成郁隔天起了个大早,老样子,黄深出门运动了。她刷好牙後坐在走廊眯眼发愣,後来给风刮得精神都抖擞了,才又继续看那本耗脑力的《密度》。越读越饿,她去厨房蒸起馒头,盖上电锅盖子的瞬间她才发觉,今天黄深没有准备早餐。这有些不寻常,该不会是他胃出了什麽问题吧?
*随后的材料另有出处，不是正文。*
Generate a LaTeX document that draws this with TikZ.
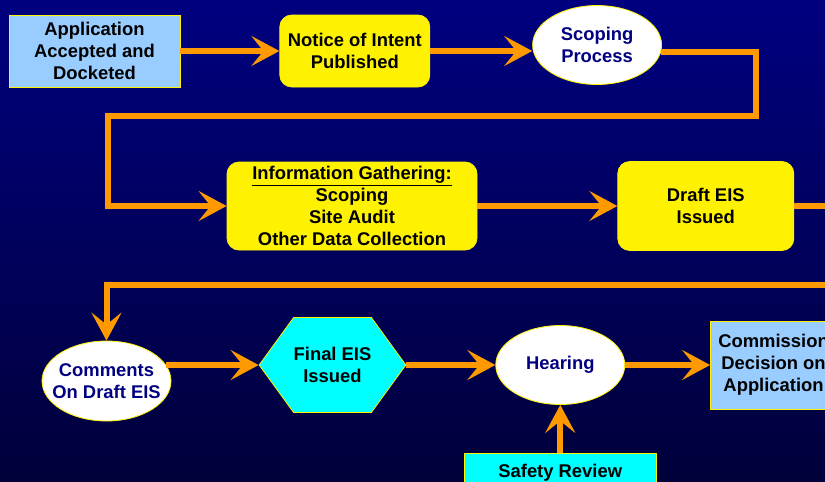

记得胃不好的人最好不要碰发酵的食物,成郁立刻翻出高丽菜,和了些碎鸡肉下去熬粥。熬到一半黄深散步回来了,成郁身子向後挺了挺,问弯腰脱鞋的他:「老师,你有吃早餐吗?」
黄深拂开落在眼皮上的发,思考几秒,「没有。」
啊,果然。成郁回头继续拌匀粥水,「好吧,那你先去忙。我煮好了叫你。」
「没关系,我直接吃午餐。」然而黄深如此说道。
成郁抿起嘴,叹口气,「上次我遇到罗大哥,他说你之前还忙到胃出问题进医院。早餐不吃除了会让胃空磨以外,久了也会让脑袋变笨。」她伸出食指,模样和美国第一次世界大战徵兵海报的山姆大叔一样,「为了灵感,还是吃一下会比较好喔。」
黄深没有什麽表情,眼神依旧高深莫测。後来是他嘴边的弧度打破脸上的冰霜,他不笑的时候真的挺冷漠的。
「你对这方面的事真的很执着。」
成郁注视他昙花一现的笑,也不晓得他说这话的意思是什麽,但看起来不像是指责。她皱起鼻子,笑了笑,「这是我从小养成的习惯。因为哥哥和你一样,吃饭时习惯不太好,那时候和他没有话聊就只好从这里关心。」
「这样啊……」黄深手指不经意掠过过长的发,「那和我在一起的时候,你也会这样想吗?」
成郁只顾着想男人的头发长了,等等要借他夹子夹一下,听到他问句的一瞬间还反应不过来,愣头愣脑问:「什麽意思?」
「我很难相处。」黄深语句精简得可以,让成郁又花了点时间组织上下文。
「很难相处……不会啊。」成郁坦然回答,担心粥会成锅粑,一边搅拌,「待在你身边我觉得很舒服,也很自在。」
黄深什麽话也没回,只是向厨房靠近几步。他没有走进来,站在门边,成郁从锅子抬起眸想看他到底在做什麽,黄深闲适的倚在门边,含笑看着她。成郁一时之间被看得手忙脚乱,不小心将粥溅出锅外,要拿抹布擦时汤杓忘记放下,结果上头的粥不偏不倚滑到她的脚趾头上,烫得令她「啊」一声蹲下。
黄深一声不响的消失後,再回来时,已蹲下身替搓揉大拇指的成郁抹上透明的凝胶,动作很温柔。冰冰凉凉的凝胶覆上伤处後,那股令人烦躁的痛楚也消缓许多。
成郁眼泪汪汪看着沉默的男人,先脱口而出的不是「谢谢」,而是:「老师,可以帮我顾一下粥吗?」顺道还把汤杓交棒给指尖留有凝胶的黄深。
两人分开吃早餐,成郁大口咬了口馒头,满足望着外头草地上辛勤觅食的小麻雀。黄深手扶在额际,今天没看书,而是将文章印成一叠放在桌上方便阅读。成郁也不想管他了,但书还是会照样帮他借,她问过身边有在写作的友人,阅读对从事文字工作的人是不可或缺的粮食。费力吞下乾涩的馒头,成郁抓起书回房,黄深也吃完粥回书房写作。